Mısır gibi devletin kurumsal anlamda güçlü temellere sahip olduğu, özellikle de başka ülkeleri etkileme kapasitesi yüksek ülkelerde durum farklı. En azından şimdilik. Türkiye ve İran için de aynı tespiti yapmak mümkün. Ama bu özellikleri, söz konusu ülkelerin günü geldiğinde bu yönde sorun yaşamayacağı anlamına gelmiyor. Nitekim Türkiye’nin Kürt sorununda geldiği noktaya bu çerçevede bakmak yararlı olabilir.
Irak örneği ve parçalanma
Biraz karmaşık bir konuyu ele aldığımın farkındayım elbette. Ama zihninizde daha berrak hale getirmek için çok daha somut bir örnekten hareket edelim.

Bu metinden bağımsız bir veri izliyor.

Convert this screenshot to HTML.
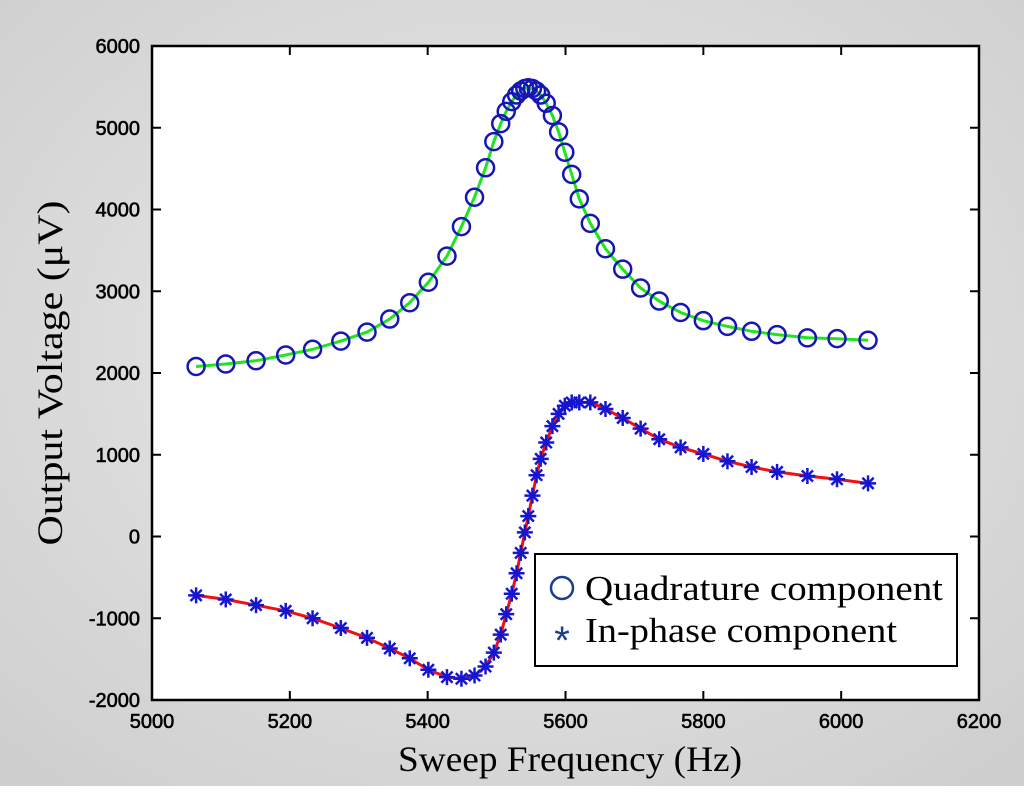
<!DOCTYPE html>
<html><head><meta charset="utf-8"><style>
html,body{margin:0;padding:0;background:#fff}
svg{display:block}
</style></head><body>
<svg width="1024" height="801" viewBox="0 0 1024 801" xmlns="http://www.w3.org/2000/svg">
<defs>
<radialGradient id="bg" cx="50%" cy="45%" r="70%">
<stop offset="0" stop-color="#ececec"/><stop offset="1" stop-color="#cfcfcf"/>
</radialGradient>
</defs>
<rect x="0" y="0" width="1024" height="786" fill="url(#bg)"/>
<rect x="152" y="46" width="827" height="654" fill="#fff"/>
<g id="series"></g>
<rect x="152" y="46" width="827" height="654" fill="none" stroke="#000" stroke-width="2.5"/>
<g id="axes" font-family="Liberation Sans, sans-serif" font-size="20" fill="#000" stroke="#000" stroke-width="0.6"></g>
<text x="570" y="771" font-family="Liberation Serif, serif" font-size="36" text-anchor="middle" textLength="344" lengthAdjust="spacingAndGlyphs">Sweep Frequency (Hz)</text>
<text transform="translate(62,373) rotate(-90)" font-family="Liberation Serif, serif" font-size="36" text-anchor="middle" textLength="345" lengthAdjust="spacingAndGlyphs">Output Voltage (μV)</text>
<g>
<rect x="535" y="554" width="422" height="112" fill="#fff" stroke="#000" stroke-width="2"/>
<circle cx="562" cy="588" r="11" fill="none" stroke="#1a3d8f" stroke-width="2.5"/>
<text x="585" y="600" font-family="Liberation Serif, serif" font-size="35" textLength="358" lengthAdjust="spacingAndGlyphs">Quadrature component</text>
<text x="562" y="654" font-family="Liberation Sans, sans-serif" font-size="40" fill="#1a3d8f" text-anchor="middle">*</text>
<text x="585" y="642" font-family="Liberation Serif, serif" font-size="35" textLength="312" lengthAdjust="spacingAndGlyphs">In-phase component</text>
</g>
</svg>
<script>
const freqs=[5064,5107,5151,5194,5233,5274,5312,5345,5374,5401,5428,5449,5468,5484,5496,5506,5514,5522,5529,5535,5541,5546,5552,5558,5564,5572,5581,5590,5599,5609,5620,5636,5658,5683,5709,5736,5767,5800,5835,5870,5907,5951,5994,6039];
const quadrature=[2080,2110,2150,2220,2290,2390,2500,2660,2860,3110,3430,3790,4150,4510,4830,5050,5200,5320,5400,5450,5480,5490,5480,5450,5400,5300,5150,4950,4700,4430,4130,3830,3520,3270,3040,2880,2740,2640,2570,2510,2470,2430,2420,2400];
const inphase=[-720,-770,-840,-910,-1000,-1120,-1240,-1370,-1490,-1630,-1720,-1740,-1700,-1590,-1420,-1200,-950,-700,-450,-200,50,250,500,750,950,1150,1350,1500,1600,1640,1640,1640,1560,1450,1320,1190,1090,1010,920,850,790,740,700,650];
const xTicks=[5000,5200,5400,5600,5800,6000,6200];
const yTicks=[-2000,-1000,0,1000,2000,3000,4000,5000,6000];
const X0=152,X1=979,Y0=700,Y1=46;
const xs=v=>X0+(v-5000)/1200*(X1-X0);
const ys=v=>Y0-(v+2000)/8000*(Y0-Y1);
const NS='http://www.w3.org/2000/svg';
function mk(t,a,p){const e=document.createElementNS(NS,t);for(const k in a)e.setAttribute(k,a[k]);p.appendChild(e);return e;}
const axes=document.getElementById('axes'),ser=document.getElementById('series');
xTicks.forEach(v=>{const x=xs(v);
 const t1=mk('line',{x1:x,x2:x,y1:Y0,y2:Y0-9,stroke:'#000','stroke-width':2},axes);
 
 
 const t2=mk('line',{x1:x,x2:x,y1:Y1,y2:Y1+9,stroke:'#000','stroke-width':2},axes);
 
 
 const l=mk('text',{x:x,y:Y0+28,'text-anchor':'middle'},axes);l.textContent=v;
 
 
});
yTicks.forEach(v=>{const y=ys(v);
 const t1=mk('line',{x1:X0,x2:X0+9,y1:y,y2:y,stroke:'#000','stroke-width':2},axes);
 
 
 const t2=mk('line',{x1:X1,x2:X1-9,y1:y,y2:y,stroke:'#000','stroke-width':2},axes);
 
 
 const l=mk('text',{x:X0-12,y:y+7,'text-anchor':'end'},axes);l.textContent=v;
 
 
});
function path(vals){return vals.map((v,i)=>(i?'L':'M')+xs(freqs[i]).toFixed(1)+','+ys(v).toFixed(1)).join('');}
const gl=mk('path',{d:path(quadrature),fill:'none',stroke:'#1ee61e','stroke-width':3},ser);


const rl=mk('path',{d:path(inphase),fill:'none',stroke:'#ee1111','stroke-width':3},ser);


quadrature.forEach((v,i)=>{const c=mk('circle',{cx:xs(freqs[i]),cy:ys(v),r:8.5,fill:'none',stroke:'#1616b4','stroke-width':2.5},ser);
 
 
});
inphase.forEach((v,i)=>{const x=xs(freqs[i]),y=ys(v),r=8;
 const g=mk('g',{stroke:'#1616d0','stroke-width':2.5},ser);
 
 
 mk('line',{x1:x-r,x2:x+r,y1:y,y2:y},g);
 mk('line',{x1:x,x2:x,y1:y-r,y2:y+r},g);
 mk('line',{x1:x-r*0.7,x2:x+r*0.7,y1:y-r*0.7,y2:y+r*0.7},g);
 mk('line',{x1:x-r*0.7,x2:x+r*0.7,y1:y+r*0.7,y2:y-r*0.7},g);
});
</script>
</body></html>
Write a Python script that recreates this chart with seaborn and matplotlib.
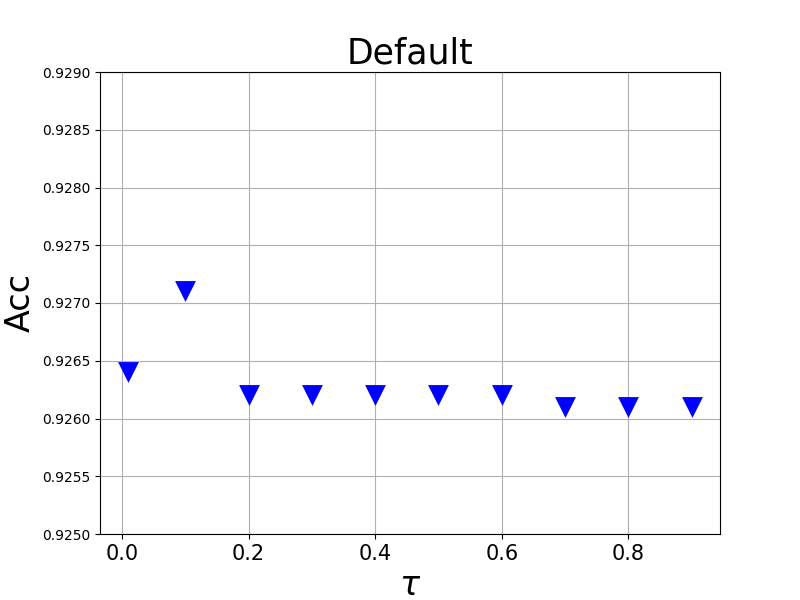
import seaborn as sns
import pandas as pd
from matplotlib import pyplot as plt

# tau values and accuracy
tau = [0.01, 0.1, 0.2, 0.3, 0.4, 0.5, 0.6, 0.7, 0.8, 0.9]
acc = [0.9264, 0.9271, 0.9262, 0.9262, 0.9262, 0.9262, 0.9262, 0.9261, 0.9261, 0.9261]

df = pd.DataFrame({'tau': tau, 'acc': acc})

fig, ax = plt.subplots(figsize=(8, 6), dpi=100)
sns.scatterplot(data=df, x='tau', y='acc', marker='v', s=15**2, color='blue',
                linewidth=0, ax=ax, zorder=3)

ax.set_ylim(0.925, 0.929)
ax.set_yticks([0.925 + 0.0005 * i for i in range(9)])
ax.yaxis.set_major_formatter(plt.FormatStrFormatter('%.4f'))
ax.grid(True)
ax.set_axisbelow(True)
ax.tick_params(axis='x', labelsize=15)
ax.set_xlabel(r'$\tau$', fontsize=24)
ax.set_ylabel('Acc', fontsize=24)
ax.set_title('Default', fontsize=25)

plt.savefig('out.png')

Yıllar yılı Irak’ın bölüneceğini iddia edenler, komplo teorisi üretmekle suçlandı. Birinci ve ikinci işgal girişimlerinin ardından Irak’taki merkezi yönetim (Saddam) tamamen ortadan kaldırılınca, gerçekle karşı karşıya kaldık. Artık Irak’ın kuzeyinde yarı bağımsız bir yapının, Bölgesel Kürt Yönetimi’nin olmasını yadırgamıyoruz. Dahası Bağdat’ta başbakan sıfatıyla oturan kişinin, Irak’ın Bağdat’tan güneye kadar uzanan alanda bir Şii Arap devletini inşa etmesine de tepki vermiyoruz.
Şu günlerde petrol gelirleri üzerinden Bağdat ve Erbil hattında yaşanan çatışma, hiç kuşku yok ki adına Arap Baharı dediğimiz sürecin hızlandırdığı bir ayrışmanın ifadesi.
Yine kuşku yok ki benzeri bir durum Suriye’de yaşanacak ve bugün siyasi muhalefetin merkezinde yer alan Sünni Arapların, bu ülkenin tamamını kontrol edecek bir yönetim oluşturmalarına izin verilmeyecek.
Devlet dışı güçlerin, devletimsi yapıların, hatta sivil aktörlerin daha etkin olacağı bir döneme zihinsel olarak hazır olup olmadığımızı sorgulamak için sesli düşünüyorum. Ortaya çıkan manzarayı, ne tek başına olumsuz, ne de demokrasi şöleni gibi görmeden, yeni coğrafyada nasıl ayakta kalacağımızı düşünmenin herhalde sakıncası yoktur!